Shaun Seneviratne’s Ben and Suzanne, A Reunion In 4 Parts offers a hilarious yet sobering look at a couple briefly reunited for a holiday. The film is the concluding feature of a series of three short films filmed over ten years. We follow Ben Santhanaraj (Sathya Sridharan) and Suzanne Hopper (Anastasia Olowin) as they wind across Sri Lanka in a dizzying course of events. The movie premiered at the 2024 SXSW Film & TV Festival, making it the first time a narrative feature film by a Sri Lankan director has had its world premiere in the United States. 

The film follows the story of Ben, an Indian-American English high school teacher from the US, and Suzanne, an NGO worker based in Sri Lanka. It opens with a dramatic sequence of Ben rushing through the Bandaranaike International Airport with a giant bar of Toblerone chocolate, only to be stood up by his great love. The scene is only the first of many disappointments set out for Ben. 

The couple set course across the island in a van colourfully decorated with twinkling lights and feathers. Some of the island’s most famous hallmarks—the Pettah Market, the Tirana video store, and the magnificent Sigiriya—are seen on screen. But their romantic road trip comes to an awkward standstill as Suzanne’s boss insists she turn in a report and Ben grows frustrated as he slowly catches onto the growing distance between them. Throughout the never-ending chaos, the duo learn more about each other, from newly adopted veganism to false promises of giving up cigarettes to realizing that there is no grand miracle that can save their love. 

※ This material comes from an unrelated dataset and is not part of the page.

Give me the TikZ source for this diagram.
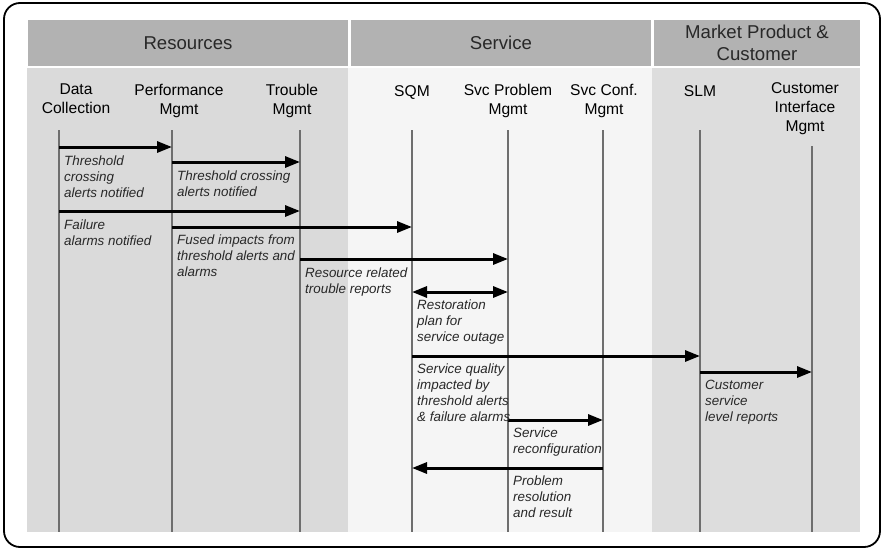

Ben and Suzanne, A Reunion in 4 Parts looks into a love that grows, consumes, and shudders to an end. Inspired by events in Shaun’s own life, the film was entirely self-funded by close friends and family and has been a work in progress for fourteen years. It features actors in their first roles and even Shaun’s own family. Shot entirely in Sri Lanka, the film draws from the existing landscape of the island, allowing the world around Ben and Suzanne to appear as it does in real life, making it difficult to look away. There is no scene in the movie that feels out of place. As a Sri Lankan myself, it is fascinating being able to point out places where my own feet have taken me and see them like my own memories on a screen. 

The film is funny, frustrating, and real. There are moments where you’re in awe of the sheer ridiculousness of it all, cringing at an ill-timed food poisoning, then sighing to yourself and going “What a waste!“ because you’re so sure any love can be salvaged. Ben’s earnestness to love feels almost painful to witness, as does Suzanne’s earnestness to be seen. There are quiet instances when you look at them and understand what it means to be human. 

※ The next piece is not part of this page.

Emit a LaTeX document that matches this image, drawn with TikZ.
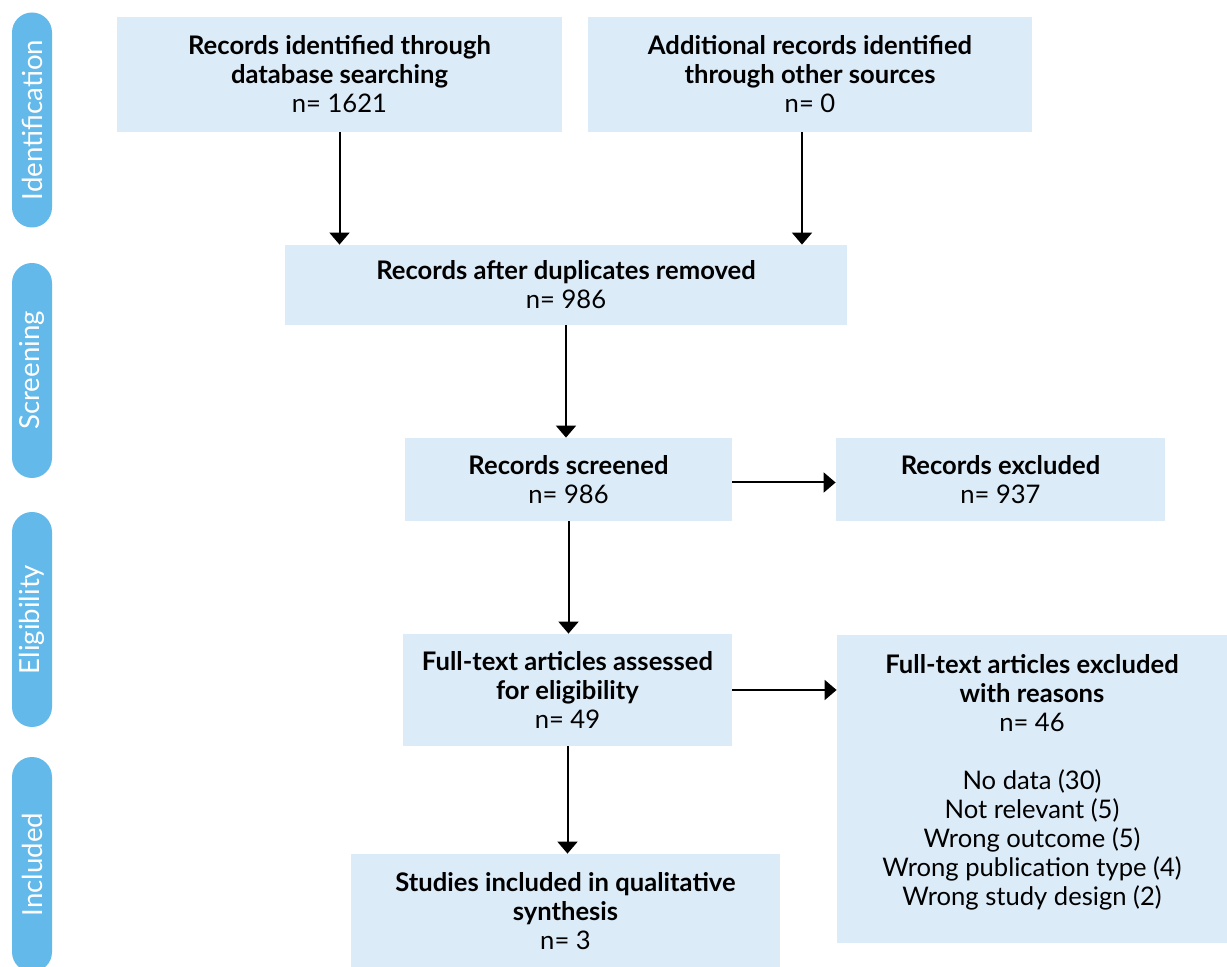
\documentclass[tikz,border=0pt]{standalone}
\usepackage{fontspec}
\setmainfont{Lato}
\usetikzlibrary{arrows.meta,positioning}
\definecolor{boxblue}{RGB}{220,235,248}
\definecolor{pillblue}{RGB}{99,185,233}

\begin{document}
\begin{tikzpicture}[x=0.5pt,y=-0.5pt,
    box/.style={fill=boxblue,inner sep=0pt,align=center,font=\fontsize{12.8}{14.5}\selectfont},
    pill/.style={fill=pillblue,rotate=90,rounded corners=10pt,minimum width=107.5pt,minimum height=20pt,inner sep=0pt,text=white,font=\fontsize{13.8}{14.5}\selectfont},
    arr/.style={line width=1pt,-{Triangle[width=10pt,length=6pt]}}]
    \useasboundingbox (0,0) rectangle (1227,967);
    \clip (0,0) rectangle (1227,967);

    % stage labels
    \node[pill] (sIdent) at (32,120) {Identification};
    \node[pill] (sScreen) at (32,370.5) {Screening};
    \node[pill] (sElig) at (32,619.5) {Eligibility};
    \node[pill] (sIncl) at (32,864.5) {Included};

    % Identification
    \node[box,minimum width=222.5pt,minimum height=57.5pt] (ident) at (339.5,74.5)
        {\textbf{Records identified through}\\\textbf{database searching}\\n= 1621};
    \node[box,minimum width=222pt,minimum height=57.5pt] (extra) at (810,74.5)
        {\textbf{Additional records identified}\\\textbf{through other sources}\\n= 0};

    % Screening
    \node[box,minimum width=281pt,minimum height=40pt] (dup) at (566,285)
        {\textbf{Records after duplicates removed}\\n= 986};
    \node[box,minimum width=163.5pt,minimum height=41.5pt] (screen) at (568.5,479.5)
        {\textbf{Records screened}\\n= 986};
    \node[box,minimum width=164.5pt,minimum height=41.5pt] (excl) at (1000.5,479.5)
        {\textbf{Records excluded}\\n= 937};

    % Eligibility
    \node[box,minimum width=164.5pt,minimum height=56pt] (full) at (567.5,690)
        {\textbf{Full-text articles assessed}\\\textbf{for eligibility}\\n= 49};
    \node[box,minimum width=195pt,minimum height=154pt] (fullex) at (1032,789)
        {\textbf{Full-text articles excluded}\\\textbf{with reasons}\\n= 46\\[14.5pt]
         No data (30)\\Not relevant (5)\\Wrong outcome (5)\\Wrong publication type (4)\\Wrong study design (2)\\[-5.5pt]~};

    % Included
    \node[box,minimum width=214.5pt,minimum height=57pt] (incl) at (565.5,911)
        {\textbf{Studies included in qualitative}\\\textbf{synthesis}\\n= 3};

    % arrows
    \draw[arr] (ident.south) -- (ident.south |- dup.north);
    \draw[arr] ([xshift=-4pt]extra.south) -- ([xshift=-4pt]extra.south |- dup.north);
    \draw[arr] (dup.south) -- (dup.south |- screen.north);
    \draw[arr] ([yshift=-1.5pt]screen.east) -- ([yshift=-1.5pt]excl.west);
    \draw[arr] (screen.south) -- (screen.south |- full.north);
    \draw[arr] (full.east) -- (fullex.west |- full.east);
    \draw[arr] (full.south) -- (full.south |- incl.north);
\end{tikzpicture}
\end{document}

Ben and Suzzane, A Reunion in 4 Parts provides commentary on what it means to love and to be loved. It asks the bigger question about what it means to be good, to be known, and to truly belong. We see Ben and Suzanne caught in the rifts between love, duty, and time. We see them question what they owe to one another, themselves, and this world that has pushed them together. Their story remains a testament to what one witnesses in love and what can come out of it in the end. To love is an act of duty. Ben and Suzanne show us it is true.